A Corynebacterium pseudotuberculosis pertence à mesma família das bactérias que desencadeiam a lepra, a difteria e a tuberculose. De fácil contágio, ela pode ser transmitida por meio do consumo de água e de alimentos contaminados e no contato com feridas na pele do animal. Conforme explica Vasco Azevedo, a bactéria infecta sobretudo pequenos ruminantes, produzindo abscessos purulentos em seus gânglios linfáticos e órgãos internos. A doença é considerada crônica, mas não há registro de ocorrência entre humanos no Brasil.

Na pecuária, os prejuízos causados por sua incidência decorrem da redução da produção de leite e de seus derivados, do consumo da carne e da pele animal. Os números evidenciam a dimensão do problema: estima-se que a maior parte dos rebanhos brasileiros de cabras e ovelhas esteja infectada e que pelo menos 30% desse universo desenvolveram a doença.
Em Minas Gerais, o quadro não é diferente. Estudos recentes realizados por pesquisadores da Escola de Veterinária e do ICB em 200 propriedades rurais mineiras mostram que 80% dos caprinos e 70% dos ovinos estão infectados. O rebanho mundial alcança 900 milhões de cabeças e há relatos da doença na África do Sul, na Austrália, na Nova Zelândia, nos Estados Unidos e no Canadá. No Brasil há cerca de 23 milhões desses animais, segundo Vasco Azevedo. Os rebanhos concentram-se sobretudo na região Nordeste.

Virulência

“Apesar da importância econômica e da disseminação da linfadenite em todo o mundo, ainda não há tratamento com fármacos ou vacinas efetivas contra a infecção causada pela Corynebacterium pseudotuberculosis”, diz o pesquisador. Uma das dificuldades advém do incipiente conhecimento acumulado sobre a patogenicidade da bactéria.
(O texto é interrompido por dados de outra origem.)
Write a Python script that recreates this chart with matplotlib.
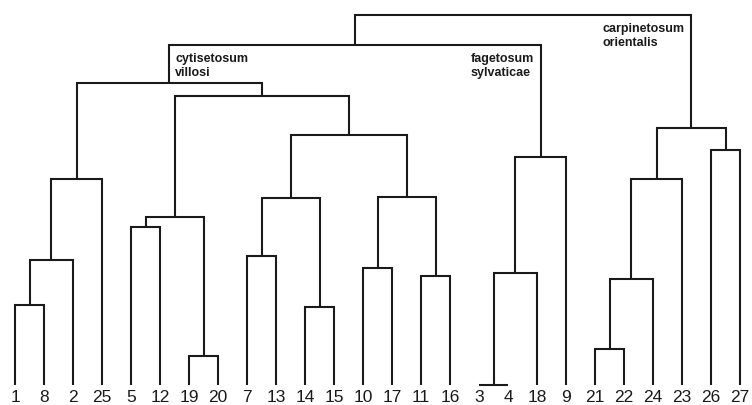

A quebra de seu genoma, no entanto, deverá elucidar mecanismos de infecção comandados pelos genes e favorecer diferentes estratégias de erradicação da linfadenite.
“Poderemos compreender como os genes da Corynebacterium atuam sobre fatores de virulência e patogenicidade que causam a doença – como a adesão da bactéria na mucosa, sua internalização e multiplicação nas células, como ela se evade do sistema imune e o dano que causa ao hospedeiro”, enumera Vasco. O conhecimento adquirido pelos pesquisadores possibilitará testar medicamentos e vacinas capazes de atuar em algumas dessas etapas de invasão da bactéria no organismo animal.
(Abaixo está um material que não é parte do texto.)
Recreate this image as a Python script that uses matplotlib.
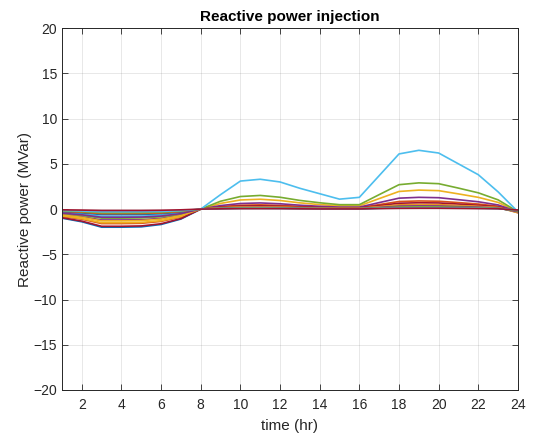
import matplotlib
matplotlib.use("Agg")
import matplotlib.pyplot as plt

plt.rcParams['font.family'] = ['Liberation Sans', 'DejaVu Sans']

hours = list(range(1, 25))
x_ticks = [2, 4, 6, 8, 10, 12, 14, 16, 18, 20, 22, 24]
y_ticks = [-20, -15, -10, -5, 0, 5, 10, 15, 20]

s1 = [-1.0, -1.4, -2.0, -2.0, -1.96, -1.7, -1.1, 0, 0.09, 0.14, 0.16, 0.14, 0.10, 0.07, 0.05, 0.05, 0.17, 0.28, 0.30, 0.29, 0.24, 0.19, 0.11, -0.3]
s2 = [-0.8, -1.12, -1.6, -1.6, -1.57, -1.36, -0.88, 0, 0.27, 0.43, 0.47, 0.41, 0.30, 0.22, 0.15, 0.15, 0.50, 0.84, 0.90, 0.87, 0.72, 0.56, 0.32, -0.2]
s3 = [-0.75, -1.05, -1.5, -1.5, -1.47, -1.28, -0.83, 0, 0.63, 1.01, 1.09, 0.95, 0.69, 0.50, 0.36, 0.36, 1.16, 1.95, 2.10, 2.04, 1.68, 1.30, 0.74, -0.3]
s4 = [-0.6, -0.84, -1.2, -1.2, -1.18, -1.02, -0.66, 0, 0.39, 0.62, 0.68, 0.59, 0.43, 0.31, 0.22, 0.22, 0.72, 1.21, 1.30, 1.26, 1.04, 0.81, 0.46, -0.3]
s5 = [-0.5, -0.7, -1.0, -1.0, -0.98, -0.85, -0.55, 0, 0.87, 1.39, 1.51, 1.31, 0.96, 0.70, 0.49, 0.49, 1.60, 2.70, 2.90, 2.81, 2.32, 1.80, 1.02, -0.3]
s6 = [-0.4, -0.56, -0.8, -0.8, -0.78, -0.68, -0.44, 0, 1.6, 3.1, 3.3, 3.0, 2.3, 1.7, 1.1, 1.3, 3.7, 6.1, 6.5, 6.2, 5.0, 3.8, 1.9, -0.3]
s7 = [-0.95, -1.33, -1.9, -1.9, -1.86, -1.62, -1.05, 0, 0.21, 0.34, 0.36, 0.32, 0.23, 0.17, 0.12, 0.12, 0.39, 0.65, 0.70, 0.68, 0.56, 0.43, 0.25, -0.4]
s8 = [-0.3, -0.42, -0.6, -0.6, -0.59, -0.51, -0.33, 0, 0.06, 0.10, 0.10, 0.09, 0.07, 0.05, 0.03, 0.03, 0.11, 0.19, 0.20, 0.19, 0.16, 0.12, 0.07, -0.2]
s9 = [-0.25, -0.35, -0.5, -0.5, -0.49, -0.43, -0.28, 0, 0.15, 0.24, 0.26, 0.23, 0.17, 0.12, 0.09, 0.09, 0.28, 0.47, 0.50, 0.49, 0.40, 0.31, 0.18, -0.3]
s10 = [-0.65, -0.91, -1.3, -1.3, -1.27, -1.11, -0.72, 0, 0.14, 0.22, 0.23, 0.20, 0.15, 0.11, 0.08, 0.08, 0.25, 0.42, 0.45, 0.44, 0.36, 0.28, 0.16, -0.4]
s11 = [-0.45, -0.63, -0.9, -0.9, -0.88, -0.77, -0.50, 0, 0.11, 0.17, 0.18, 0.16, 0.12, 0.08, 0.06, 0.06, 0.19, 0.33, 0.35, 0.34, 0.28, 0.22, 0.12, -0.3]
s12 = [-0.2, -0.28, -0.4, -0.4, -0.39, -0.34, -0.22, 0, 0.08, 0.12, 0.13, 0.11, 0.08, 0.06, 0.04, 0.04, 0.14, 0.23, 0.25, 0.24, 0.20, 0.16, 0.09, -0.2]
s13 = [-0.15, -0.21, -0.3, -0.3, -0.29, -0.26, -0.17, 0, 0.05, 0.07, 0.08, 0.07, 0.05, 0.04, 0.03, 0.03, 0.08, 0.14, 0.15, 0.15, 0.12, 0.09, 0.05, -0.1]
s14 = [-0.08, -0.11, -0.15, -0.15, -0.15, -0.13, -0.08, 0, 0.03, 0.05, 0.05, 0.05, 0.03, 0.02, 0.02, 0.02, 0.06, 0.09, 0.10, 0.10, 0.08, 0.06, 0.04, -0.1]

series = [s1, s2, s3, s4, s5, s6, s7, s8, s9, s10, s11, s12, s13, s14]
colors = ['#0072BD', '#D95319', '#EDB120', '#7E2F8E', '#77AC30', '#4DBEEE', '#A2142F']

fig = plt.figure(figsize=(5.34, 4.38), dpi=100)
ax = fig.add_axes([0.116, 0.1096, 0.854, 0.826])
for i, s in enumerate(series):
    ax.plot(hours, s, color=colors[i % 7], lw=1.2)

ax.set_xlim(1, 24)
ax.set_ylim(-20, 20)
ax.set_xticks(x_ticks)
ax.set_yticks(y_ticks)
ax.grid(True, color='#262626', alpha=0.12, lw=0.6)
ax.set_axisbelow(True)
ax.tick_params(direction='in', top=True, right=True, length=4, width=0.6,
               colors='#262626', labelsize=10)
ax.tick_params(axis='x', pad=6)
for sp in ax.spines.values():
    sp.set_color('#262626')
    sp.set_linewidth(0.7)
ax.set_title('Reactive power injection', fontsize=11, fontweight='bold', pad=5)
ax.set_xlabel('time (hr)', fontsize=11, color='#262626', labelpad=5)
ax.set_ylabel('Reactive power (MVar)', fontsize=11, color='#262626', labelpad=1)

fig.savefig('out.png', dpi=100, facecolor='white')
Exemplo dessa linha de estudo já pode ser encontrado entre integrantes do grupo da UFMG. Mesmo inconcluso, o trabalho de sequenciamento produziu volume de informações suficiente para subsidiar, por meio de pesquisa de doutorado, o desenvolvimento de vacinas com linhagens mutantes da bactéria, capazes de alcançar índices de proteção contra a doença acima de 70%, em camundongos. Defendida no início do mês, no ICB, a tese Análise do potencial vacinal de linhagens recombinantes e selvagens inativadas de Corynebacterium pseudotuberculosis, de autoria de Fernanda Alves Dorella, é uma das seis da fase de pesquisa pós-genômica da Rede. Para verificar a validade dos resultados também entre ovinos e caprinos, testes serão aplicados nesses animais em parceria com a empresa de produtos veterinários Vallée S.A. Pedido de patente para as vacinas já foi depositado pelos pesquisadores.

O sequenciamento da Corynebacterium contou com financiamento de R$ 1,95 milhão da Fapemig. A escolha do organismo ocorreu em 2005 pelo CNPq, mas apenas em 2007 a Rede Genoma de Minas Gerais iniciou o trabalho. De acordo com Vasco Azevedo, diversos motivos justificaram a preferência pelo consórcio: o interesse acadêmico em formar pessoal em genômica, a necessidade de desenvolver vacinas e a percepção de seu impacto socioeconômico. “A ovinocaprinocultura tem crescido 4% ao ano no país, além disso, possui grande importância para a agropecuária familiar”, ressalta.

A rede mineira é formada pela Embrapa Sete Lagoas, Instituto René Rachou (Fiocruz) e universidades federais de Minas Gerais, Uberlândia, Ouro Preto, Lavras e Viçosa. A coordenação geral é de Guilherme Oliveira, da Fiocruz.